On March 2, 1866, Probst went back to Dearing, telling him that he had had a change of heart, that he believed that doing honest work was the best policy and he begged to have his job back. In a generous gesture, Dearing rehired Probst, and the man worked well for several weeks.

On April 25, 1866, the family left Probst at the farm while the Dearings travelled to Philadelphia to pick up a visitor. Probst began his revenge by hitting Cornelius Carey, a young farmhand, over the head with an axe. He beheaded the body and hid it in a haystack.
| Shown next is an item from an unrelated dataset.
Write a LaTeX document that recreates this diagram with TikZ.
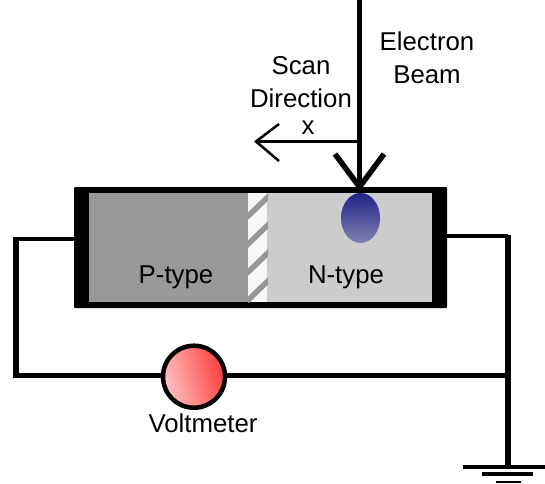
\documentclass[tikz,border=0pt]{standalone}
\usepackage{fontspec}
\setmainfont{Liberation Sans}
\usetikzlibrary{shapes.geometric}
\definecolor{ptype}{RGB}{153,153,153}
\definecolor{ntype}{RGB}{204,204,204}
\definecolor{stripe}{RGB}{150,150,150}
\definecolor{spottop}{RGB}{34,34,136}
\definecolor{spotbot}{RGB}{128,128,178}
\definecolor{redL}{RGB}{255,60,60}
\definecolor{redM}{RGB}{255,95,95}
\definecolor{redR}{RGB}{255,195,195}
\tikzset{
  lbl/.style={font=\fontsize{25.8}{30}\selectfont,inner sep=0pt,text=black,align=center},
  wirethin/.style={line width=3.5pt,black},
  wirethick/.style={line width=5.5pt,black},
  beam/.style={line width=5.5pt,black},
  scanline/.style={line width=3pt,black},
  gnd/.style={line width=3.5pt,black},
}
\begin{document}
\begin{tikzpicture}[x=1pt,y=-1pt]
\useasboundingbox (0,0) rectangle (545,483);
% device body
\fill[black,rounded corners=1pt] (74,187) rectangle (447,308);
\fill[ptype] (89,193) rectangle (248,302);
\fill[ntype] (248,193) rectangle (432,302);
\fill[white!97!black] (248,193) rectangle (267,302);
\begin{scope}
\clip (248,193) rectangle (268,302);
\foreach \yy in {216,244,272,300}
  \draw[stripe,line width=5.5pt] (246,\yy+2) -- (270,\yy-21);
\end{scope}
\node[ellipse,minimum width=39pt,minimum height=50pt,inner sep=0pt,draw=none,top color=spottop,bottom color=spotbot] (spot) at (360.5,218) {};
% coordinates
\coordinate (beamtop) at (359.5,0);
\coordinate (beamtip) at (359.5,187);
\coordinate (beamL) at (335,154);
\coordinate (beamR) at (384,154);
\coordinate (scanstart) at (358,141.5);
\coordinate (scanend) at (256,141.5);
\coordinate (scanU) at (279,124);
\coordinate (scanD) at (279,161);
\coordinate (leftpad) at (74,239);
\coordinate (leftcorner) at (16,239);
\coordinate (botleft) at (16,375.6);
\coordinate (botright) at (508,375.6);
\coordinate (rightpad) at (447,236);
\coordinate (rightcorner) at (508,236);
\coordinate (gndtop) at (508,467);
\coordinate (g1a) at (463,467);
\coordinate (g1b) at (545,467);
\coordinate (g2a) at (482,474);
\coordinate (g2b) at (533,474);
\coordinate (g3a) at (496,482);
\coordinate (g3b) at (521,482);
% beam
\draw[beam] (beamtop) -- (beamtip);
\draw[beam,line join=miter] (beamL) -- (beamtip) -- (beamR);
% scan arrow
\draw[scanline] (scanstart) -- (scanend);
\draw[line width=2.5pt,black] (scanU) -- (scanend) -- (scanD);
% wires
\draw[wirethin] (leftpad) -- (14,239);
\draw[wirethick,line join=miter] (16,236.5) -- (botleft) -- (botright);
\draw[wirethin] (rightpad) -- (rightcorner);
\draw[line width=5.5pt,black] (508,234.5) -- (gndtop);
\draw[gnd] (g1a) -- (g1b);
\draw[gnd] (g2a) -- (g2b);
\draw[line width=2.5pt,black] (g3a) -- (g3b);
% voltmeter
\node[circle,minimum size=62pt,inner sep=0pt,line width=4.5pt,draw=black,shading=axis,left color=redL,middle color=redM,right color=redR,shading angle=-75] (vm) at (194,376.7) {};
% labels
\node[lbl] (electron) at (427,41.5) {Electron};
\node[lbl] (beamlbl) at (427,74.5) {Beam};
\node[lbl] (scan) at (301,65.5) {Scan};
\node[lbl] (direction) at (301,98.5) {Direction};
\node[lbl] (xlbl) at (308,128) {x};
\node[lbl] (ptypelbl) at (176,277) {P-type};
\node[lbl] (ntypelbl) at (346,277) {N-type};
\node[lbl] (vmlbl) at (203,423) {Voltmeter};
\end{tikzpicture}
\end{document}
When the Dearing family returned, he lured them into the barn, one at a time, where he systematically murdered Mrs Dearing, four of the five children, Mr Dearing, and the visitor, Elizabeth Dolan. He arranged the bodies in a row sitting against the barn wall and covered them with hay.

Going into the house, Probst ransacked it for cash, finding a total of $13. Then he changed into some of Dearing’s clothes, and, ironically living up to his new code of work ethics, dutifully fed the animals before leaving the farm.

Neighbours found eight bodies a few days later. All of the victims had been killed with an axe, some of them partially dismembered, some of the body parts hidden beneath horse blankets and stacks of hay, as if the killer had decided to secret the gory remains and had then given up on the grisly chore.

One report held that Probst “had too many bodies to hide and abandoned the idea of covering up the evidence.”

Within five days, the police found Probst in Philadelphia. He was easily identified as wearing Dearing’s clothes and some of the family’s meagre heirlooms were found on his person. Probst did not deny his mass murders, and merely shrugged when he was convicted and sentenced to death. He was hanged on June 8, 1866.

This was not the end of Probst’s story. Like his more infamous counterpart, Albert Hicks, Probst’s body was much sought, not by P. T. Barnum, however, but by a host of physicians.

“The doctors had a field day with his cadaver,” said one account, “putting it through all kinds of tests, including one to test the theory that the retina of the eye of dying persons retains the last image seen.” Probst’s head and right arm were later exhibited in a New York museum of anatomy and science.